Given exercise => Repeat exactly the lines from the start of the material below up to and including the "plt.rcParams['font.family'] = ['Liberation" line.

Available data =>
────────────────────

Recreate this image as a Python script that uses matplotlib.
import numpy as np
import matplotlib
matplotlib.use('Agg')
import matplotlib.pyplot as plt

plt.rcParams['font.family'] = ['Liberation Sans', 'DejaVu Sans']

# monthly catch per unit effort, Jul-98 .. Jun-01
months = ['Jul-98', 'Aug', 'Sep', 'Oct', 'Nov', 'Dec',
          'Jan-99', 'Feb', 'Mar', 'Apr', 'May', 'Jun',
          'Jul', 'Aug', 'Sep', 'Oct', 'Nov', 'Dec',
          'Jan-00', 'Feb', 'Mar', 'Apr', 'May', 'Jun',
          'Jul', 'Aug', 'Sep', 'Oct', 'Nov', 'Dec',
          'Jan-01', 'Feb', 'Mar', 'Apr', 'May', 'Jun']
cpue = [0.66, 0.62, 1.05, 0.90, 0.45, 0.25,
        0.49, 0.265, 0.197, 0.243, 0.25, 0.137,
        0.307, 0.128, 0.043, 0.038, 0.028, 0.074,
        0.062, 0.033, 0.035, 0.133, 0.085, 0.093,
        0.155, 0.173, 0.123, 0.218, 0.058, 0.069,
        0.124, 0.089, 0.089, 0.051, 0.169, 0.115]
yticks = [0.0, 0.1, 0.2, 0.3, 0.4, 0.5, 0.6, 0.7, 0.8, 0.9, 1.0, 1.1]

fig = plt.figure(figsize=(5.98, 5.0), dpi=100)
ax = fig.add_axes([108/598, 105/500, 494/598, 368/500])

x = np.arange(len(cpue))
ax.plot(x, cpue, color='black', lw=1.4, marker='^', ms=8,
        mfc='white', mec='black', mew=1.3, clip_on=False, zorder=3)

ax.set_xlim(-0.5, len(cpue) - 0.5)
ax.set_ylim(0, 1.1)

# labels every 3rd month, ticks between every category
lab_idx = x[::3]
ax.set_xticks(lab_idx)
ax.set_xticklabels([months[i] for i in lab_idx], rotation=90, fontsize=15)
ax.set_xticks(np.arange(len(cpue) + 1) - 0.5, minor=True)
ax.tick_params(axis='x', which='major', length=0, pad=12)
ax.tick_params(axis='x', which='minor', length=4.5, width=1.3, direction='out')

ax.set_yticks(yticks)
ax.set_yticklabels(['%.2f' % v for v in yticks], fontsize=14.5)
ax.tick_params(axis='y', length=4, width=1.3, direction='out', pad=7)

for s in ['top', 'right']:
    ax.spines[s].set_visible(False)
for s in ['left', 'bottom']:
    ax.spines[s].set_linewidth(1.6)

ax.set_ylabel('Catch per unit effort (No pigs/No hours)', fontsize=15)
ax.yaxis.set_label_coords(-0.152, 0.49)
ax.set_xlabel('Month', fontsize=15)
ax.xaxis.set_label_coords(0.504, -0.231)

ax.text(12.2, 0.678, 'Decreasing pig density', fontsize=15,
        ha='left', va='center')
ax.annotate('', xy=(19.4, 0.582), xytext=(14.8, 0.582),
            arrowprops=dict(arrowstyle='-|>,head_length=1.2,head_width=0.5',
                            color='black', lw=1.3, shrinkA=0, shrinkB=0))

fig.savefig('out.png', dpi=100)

────────────────────

Exercise result =>
Recreate this image as a Python script that uses matplotlib.
import numpy as np
import matplotlib
matplotlib.use('Agg')
import matplotlib.pyplot as plt

plt.rcParams['font.family'] = ['Liberation Sans', 'DejaVu Sans']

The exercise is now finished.